Similarly, emotional connections are being forged in other formerly functional spaces — meet SHHHOWERCAP. Founder and inventor Jacquelyn De Jesu created this brand from the ground up based on 1. Her personal desire for a modern, fashion-forward, high quality alternative to the cheap, pink plastic, Little Miss Muffet shower caps (you know, the ones that grandma used in the sixties), and 2. Insight from many women, like her, on a quest for healthy, great-looking hair, who skip washes to minimize damage and prolong blowouts.
Her answer is a stylish waterproof turban that comes in rotating collections of seasonal prints and colors. Each collection is showcased on diverse women in editorial ways that make you feel like you’re buying a luxury piece. But what really drives home the value proposition — at $43 each these cost 4x the average drugstore shower cap — is the intuitive way they use humor and drool-worthy visual language that speaks directly to the 90% of women who don’t wash their hair every day. They tap into their target audience’s experience with old shower caps (or relatable workarounds like dancing in a top knot), then tactfully show how this reinvention is better in every way. From leak prevention to eliminating the “angry rain on a tin roof” sound (hence the SHHH). SHHHOWERCAP proves that women are willing to pay a premium to protect their hair and feel chic while in the buff.

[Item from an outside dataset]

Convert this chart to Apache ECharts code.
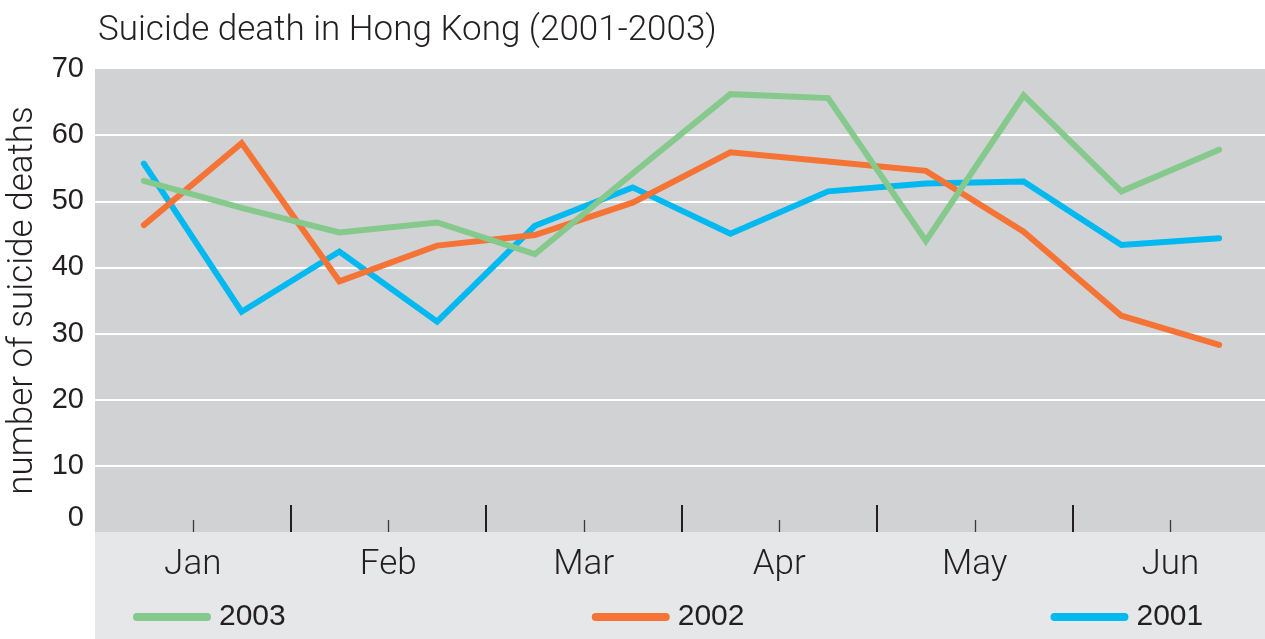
<!DOCTYPE html>
<html>
<head>
<meta charset="utf-8">
<script src="https://cdn.jsdelivr.net/npm/echarts@6/dist/echarts.min.js"></script>
<style>
html,body{margin:0;padding:0;background:#fff;}
#chart{width:1265px;height:639px;}
</style>
</head>
<body>
<div id="chart"></div>
<script>
// Data (half-month periods, Jan–Jun)
var halfMonths = ['Jan 1-15','Jan 16-31','Feb 1-14','Feb 15-28','Mar 1-15','Mar 16-31',
                  'Apr 1-15','Apr 16-30','May 1-15','May 16-31','Jun 1-15','Jun 16-30'];
var months = ['Jan','Feb','Mar','Apr','May','Jun'];
var seriesNames = ['2003','2002','2001'];
var data2003 = [53.1, 49.0, 45.3, 46.8, 42.0, 54.2, 66.2, 65.6, 44.0, 66.0, 51.5, 57.8];
var data2002 = [46.4, 58.8, 37.9, 43.3, 44.9, 49.8, 57.4, 56.0, 54.6, 45.4, 32.7, 28.3];
var data2001 = [55.7, 33.3, 42.4, 31.8, 46.3, 52.1, 45.1, 51.5, 52.7, 53.0, 43.4, 44.4];
var yMin = 0, yMax = 70, yStep = 10;

var colors = {'2003':'#86c98c','2002':'#f47335','2001':'#00b9f1'};
var txt = '#231f20';
var font = 'Liberation Sans';
var lightFont = 'Roboto';

var chart = echarts.init(document.getElementById('chart'), null, {renderer:'canvas'});
var pill = 'path://M4,0 L74,0 A4,4 0 0 1 74,8 L4,8 A4,4 0 0 1 4,0 Z';

function lineSeries(name, data) {
  return {
    name: name, type: 'line', data: data, xAxisIndex: 0, yAxisIndex: 0,
    showSymbol: false, symbol: 'none', animation: false,
    lineStyle: {color: colors[name], width: 6, cap: 'round', join: 'miter'},
    itemStyle: {color: colors[name]}
  };
}

chart.setOption({
  backgroundColor: '#ffffff',
  animation: false,
  title: {
    text: 'Suicide death in Hong Kong (2001-2003)',
    left: 93, top: 9,
    textStyle: {fontFamily: lightFont, fontSize: 35, fontWeight: 300, color: txt}
  },
  grid: [
    {left: 95, right: -3, top: 69, bottom: 107, show: true, backgroundColor: '#d1d2d4', borderWidth: 0, containLabel: false, outerBoundsMode: 'none'},
    {left: 95, right: 0, top: 532, bottom: 0, show: true, backgroundColor: '#e6e7e8', borderWidth: 0, outerBoundsMode: 'none'}
  ],
  legend: {
    data: seriesNames,
    left: 128, top: 597,
    itemWidth: 78, itemHeight: 8, itemGap: 306,
    icon: pill,
    textStyle: {fontFamily: font, fontSize: 30, color: txt, padding: [0, 0, 0, 3]}
  },
  xAxis: [
    {
      type: 'category', data: halfMonths, gridIndex: 0, boundaryGap: true,
      axisLine: {show: false}, axisTick: {show: false}, axisLabel: {show: false}, splitLine: {show: false}
    },
    {
      type: 'category', data: months, gridIndex: 0, position: 'bottom', boundaryGap: true,
      axisLine: {show: false},
      axisTick: {show: true, inside: true, alignWithLabel: true, length: 12, lineStyle: {color: '#3a3a3a', width: 1.3}},
      axisLabel: {show: true, margin: 16, fontFamily: lightFont, fontSize: 35, fontWeight: 300, color: txt},
      splitLine: {show: false}
    },
    {
      type: 'category', data: months, gridIndex: 0, position: 'bottom', boundaryGap: true,
      axisLine: {show: false},
      axisTick: {show: true, inside: true, length: 27, interval: function (i) { return i > 0; }, lineStyle: {color: '#231f20', width: 2}},
      axisLabel: {show: false},
      splitLine: {show: false}
    }
  ],
  yAxis: [{
    type: 'value', gridIndex: 0, min: yMin, max: yMax, interval: yStep,
    name: 'number of suicide deaths', nameLocation: 'middle', nameGap: 49, nameRotate: 90,
    nameTextStyle: {fontFamily: lightFont, fontSize: 35, fontWeight: 300, color: txt},
    axisLine: {show: false}, axisTick: {show: false},
    axisLabel: {
      margin: 11, fontFamily: font, fontSize: 29, color: txt,
      formatter: function (v) { return v === 0 ? '{z|0}' : String(v); },
      rich: {z: {fontFamily: font, fontSize: 29, color: txt, padding: [0, 0, 28, 0]}}
    },
    splitLine: {show: true, showMinLine: false, showMaxLine: false, lineStyle: {color: '#ffffff', width: 2}}
  }],
  series: [
    lineSeries('2001', data2001),
    lineSeries('2002', data2002),
    lineSeries('2003', data2003)
  ]
});
</script>
</body>
</html>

And last, but not least, if branded emergency kits can establish meaningful emotional connections with people, then any product or service can. When it comes to survival, the most natural emotional trigger is fear, so traditional emergency kits have offered a collection of ‘one-size-fits-all’ supplies bundled in a no-frills case. But Judy takes a different approach.

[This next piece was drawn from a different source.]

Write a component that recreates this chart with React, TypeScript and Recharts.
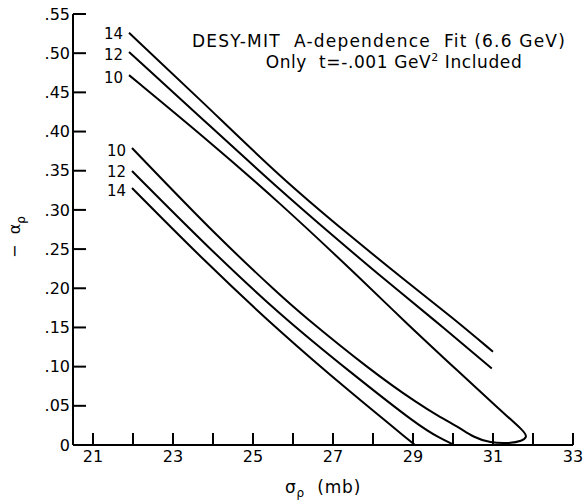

Right off the bat, the name sets the tone for a much more approachable experience. More than just supplies, they act as a concierge for disaster preparedness. Information about disaster planning — before, during and after is tailored by zip code and backed by 24/7 emergency alerts and on-call texting to help you prepare for or respond to an emergency. Beyond a triage for fear, Judy offers the emotional benefits of feeling in control, informed and ready for anything. Its bold use of orange, striking sans-serif type and tiered product offerings in a range of stylish carrying cases for their ready-kits has helped Judy make its way into unexpected channels, like the shelves of Nordstrom, Goop and Oprah’s Favorite Things List.

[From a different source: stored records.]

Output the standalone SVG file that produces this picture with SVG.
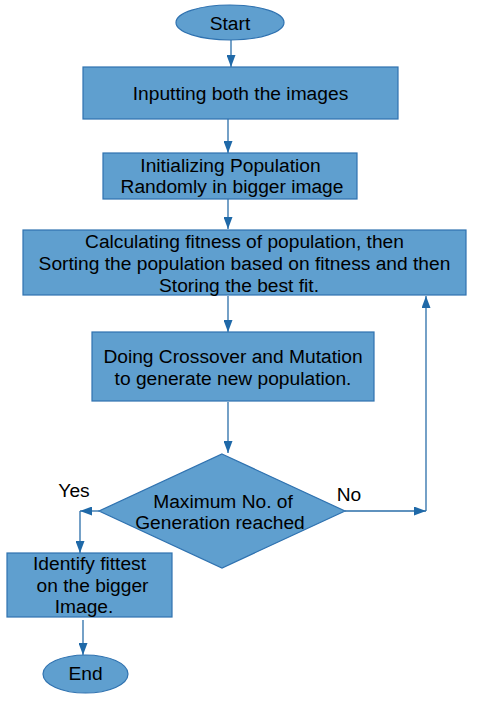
<svg xmlns="http://www.w3.org/2000/svg" width="501" height="702" viewBox="0 0 501 702">
<defs>
<style>
.n{fill:#5f9fcf;stroke:#2f72b0;stroke-width:1.2}
.t{font-family:"Liberation Sans",Arial,sans-serif;font-size:19.2px;fill:#000;text-anchor:middle}
.c{fill:none;stroke:#2a6ea9;stroke-width:1.3}
</style>
<marker id="ah" markerUnits="userSpaceOnUse" markerWidth="12" markerHeight="9" refX="12" refY="4.5" orient="auto">
<path d="M0,0 L12,4.5 L0,9 Z" fill="#1f69a8"/>
</marker>
</defs>
<rect width="501" height="702" fill="#fff"/>
<g id="connectors">
<line class="c" x1="231" y1="40" x2="231" y2="67" marker-end="url(#ah)"/>
<line class="c" x1="228" y1="119" x2="228" y2="153" marker-end="url(#ah)"/>
<line class="c" x1="228" y1="199" x2="228" y2="229" marker-end="url(#ah)"/>
<line class="c" x1="228" y1="296" x2="228" y2="332" marker-end="url(#ah)"/>
<line class="c" x1="228" y1="402" x2="228" y2="453" marker-end="url(#ah)"/>
<line class="c" x1="99" y1="511" x2="80" y2="511" marker-end="url(#ah)"/>
<line class="c" x1="80" y1="511" x2="80" y2="553" marker-end="url(#ah)"/>
<line class="c" x1="83" y1="620" x2="83" y2="655" marker-end="url(#ah)"/>
<line class="c" x1="345" y1="511" x2="426" y2="511" marker-end="url(#ah)"/>
<line class="c" x1="426" y1="511" x2="426" y2="296" marker-end="url(#ah)"/>
<text class="t" x="74" y="497">Yes</text>
<text class="t" x="349" y="501">No</text>
</g>
<g id="start">
<ellipse class="n" cx="230" cy="22.5" rx="54" ry="17.5"/>
<text class="t" x="230" y="30">Start</text>
</g>
<g id="input">
<rect class="n" x="83" y="67" width="315" height="52"/>
<text class="t" x="240.5" y="100">Inputting both the images</text>
</g>
<g id="init">
<rect class="n" x="103" y="153" width="254" height="46"/>
<text class="t" x="230.5" y="172">Initializing Population</text>
<text class="t" x="232" y="193">Randomly in bigger image</text>
</g>
<g id="fitness">
<rect class="n" x="23" y="230" width="443" height="65"/>
<text class="t" x="244.5" y="248">Calculating fitness of population, then</text>
<text class="t" x="244.5" y="270">Sorting the population based on fitness and then</text>
<text class="t" x="239" y="292">Storing the best fit.</text>
</g>
<g id="crossover">
<rect class="n" x="92" y="332" width="282" height="69"/>
<text class="t" x="233" y="363">Doing Crossover and Mutation</text>
<text class="t" x="233" y="385">to generate new population.</text>
</g>
<g id="decision">
<polygon class="n" points="222,454 345,511 222,568 99,511"/>
<text class="t" x="223" y="508">Maximum No. of</text>
<text class="t" x="220" y="529">Generation reached</text>
</g>
<g id="identify">
<rect class="n" x="7" y="553" width="165" height="64"/>
<text class="t" x="89.5" y="570">Identify fittest</text>
<text class="t" x="92.5" y="592">on the bigger</text>
<text class="t" x="84" y="613">Image.</text>
</g>
<g id="end">
<ellipse class="n" cx="85.5" cy="674" rx="42.5" ry="19"/>
<text class="t" x="85.5" y="680">End</text>
</g>
</svg>
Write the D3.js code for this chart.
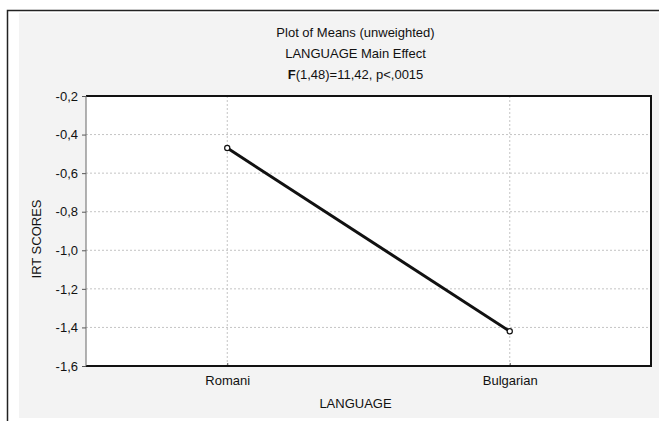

In the B2B space, Spicefire transformed Oxford Insurance into Foxen, a provider that protects property managers and owners from unnecessary risk. The brand’s new name, modern identity and striking color palette all work together to communicate the positioning rooted in clarifying the complex. Ultimately, the new brand gives their end user (property managers) a feeling of control over the confusing and unwieldy world of renters insurance. Take a spin through the full Foxen case study to learn more.

Dear brand-builders, managers and marketers, if you need permission — here it is! Be brave and don’t hold back. Create deep emotional connections with your target audience that fulfills real needs and offers them higher order benefits. Your business will thank you later.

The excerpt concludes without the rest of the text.